Joni Eareckson Tada: My best word of encouragement would be that [in regards to] the person to whom you are married: God thinks that person should be the most important person in your life. You know the most important people in my life are not the crowds at a Billy Graham crusade where I might speak or the people who read my books. It's not even the people with whom I work at this ministry. Of all the many, many people that I know and the things that I do, the most important person in my life is my husband and I think if couples could see that, if women could see that their husbands have been placed in their life by God, not only that you may be a helpmate to him, but that you might be changed. I think one of the great things that a spouse can do for her mate or his mate is to nurture, build and edify that marriage partner up. Like for instance Ken is a very gracious man and I see him deal graciously and kindly with other people, I'll commend him for that – not with sweet talk or empty flattery, but I'll say, "Ken, I really admire the way you spoke to our neighbor.
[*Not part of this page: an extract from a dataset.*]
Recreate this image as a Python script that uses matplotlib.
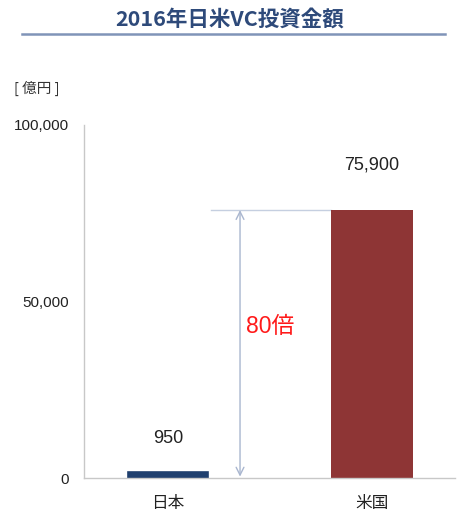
import matplotlib
matplotlib.use("Agg")
import matplotlib.pyplot as plt
from matplotlib.lines import Line2D

plt.rcParams['font.family'] = ['Liberation Sans', 'Noto Sans CJK JP', 'DejaVu Sans']

categories = ['日本', '米国']
values = [950, 75900]
value_labels = ['950', '75,900']
bar_colors = ['#1f3f6e', '#8e3535']
yticks = [0, 50000, 100000]
ytick_labels = ['0', '50,000', '100,000']
title = '2016年日米VC投資金額'
unit = '[ 億円 ]'
ratio_label = '80倍'

W, H = 457, 516
fig = plt.figure(figsize=(W/100, H/100), dpi=100)
ax = fig.add_axes([84/W, 1-478/H, (455-84)/W, (478-125)/H])

x = list(range(len(categories)))
ax.bar(x, values, width=[0.365, 0.40], color=bar_colors, edgecolor=bar_colors,
       linewidth=[5.5, 0], zorder=3)
ax.set_xlim(-0.412, 1.407)
ax.set_ylim(0, 100000)

for s in ['top', 'right']:
    ax.spines[s].set_visible(False)
ax.spines['left'].set_color('#c8c8c8')
ax.spines['bottom'].set_color('#c8c8c8')
ax.spines['left'].set_linewidth(1.0)
ax.spines['bottom'].set_linewidth(1.0)
ax.spines['bottom'].set_zorder(4)

ax.set_yticks(yticks)
ax.set_yticklabels(ytick_labels, fontsize=11, color='#222222')
ax.set_xticks(x)
ax.set_xticklabels(categories, fontsize=12, color='#222222',
                   family=['Noto Sans CJK JP', 'DejaVu Sans'])
ax.tick_params(axis='both', length=0)
ax.tick_params(axis='y', pad=11)
ax.tick_params(axis='x', pad=12)

# value labels
ax.annotate(value_labels[0], (x[0], values[0]), xytext=(0, 20), textcoords='offset points',
            ha='center', va='bottom', fontsize=13, color='#222222')
ax.annotate(value_labels[1], (x[1], values[1]), xytext=(0, 26), textcoords='offset points',
            ha='center', va='bottom', fontsize=13, color='#222222')

# reference line and double arrow
arrow_x = 0.353
ax.plot([0.21, x[1] - 0.2], [values[1], values[1]], color='#c5cfe0', lw=1.0, zorder=2)
ax.annotate('', xy=(arrow_x, values[1]), xytext=(arrow_x, 0),
            arrowprops=dict(arrowstyle='<->', color='#a9b6cf', lw=1.0,
                            mutation_scale=14, shrinkA=1, shrinkB=0))
ax.text(arrow_x + 0.03, 43000, ratio_label, color='#ff1a1a', fontsize=16.5,
        ha='left', va='center')

# title & underline
fig.text(230/W, 1-19/H, title, ha='center', va='center', fontsize=15.5,
         fontweight='bold', color='#2e4a7a',
         family=['Noto Sans CJK JP', 'DejaVu Sans'])
fig.add_artist(Line2D([22/W, 445/W], [1-34/H, 1-34/H], color='#8094b8', lw=1.8))

fig.text(14/W, 1-88/H, unit, ha='left', va='center', fontsize=10.5, color='#333333',
         family=['Noto Sans CJK JP', 'DejaVu Sans'])

fig.savefig('out.png', dpi=100)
You handled that problem with great grace and that wasn't easy. I really respect you for that. I admire you for that." I mean that's huge to a man. If women could only learn to affirm the little tiny Christ-like characteristics they see in their husbands, nurture those characteristics with words of encouragement and build him up, edify him, not only would their spouse change, they will change, and I think that's important for marriages; that we respect each other and that we see that the person who we married is the most important person in God's eyes.
CP: You wrote "God has used every trial, every hurt and heartache to entwine us far more intimately than we ever dreamed on the day we married." Share how your marriage is now a more full and complete one?
Ken Tada: I think I mentioned in this cancer journey (and I would not recommend cancer to other couples), but for us cancer was a good thing and it brought a sweetness to us. Everything slowed down. We took a look at our lives and saw what was important this side of eternity and one of the things that Joni and I have come to a conclusion that none of us are making it out of here alive. We're going to use this time that God has given us to try to further do whatever he wants us to do. So that was a really a big part of what we learned.
One of the things we learned when Joni was going through chemo and we were riding in the van (Joni has also said this on the platform), she said, "What is suffering? Those little glimpses of hell are those sufferings." Then, as we came home and got to the drive way we were continuing talking about this. "What are those glimpses of heaven?" and "It's seeing Jesus in your glimpses of hell." It was an epiphany in terms of just going, whoa, yes, that's exactly right. So we have seen in this journey, and it has not been an easyone, that there's been so much of a sweetness that has occurred between Joni and I.
And lastly, I found out that my wife is a true warrior. She is somebody that I would want in my fox hole if we're going to go into a spiritual battle.
Joni Eareckson Tada: Wow, you know what? For a wife to hear that is just encouraging. That's really so much better than him saying, "Oh, you're beautiful or you're so lovely, or I love your voice. No, love to hear that my husband thinks that I'd be his best warrior, that I would have his back, that's really cool.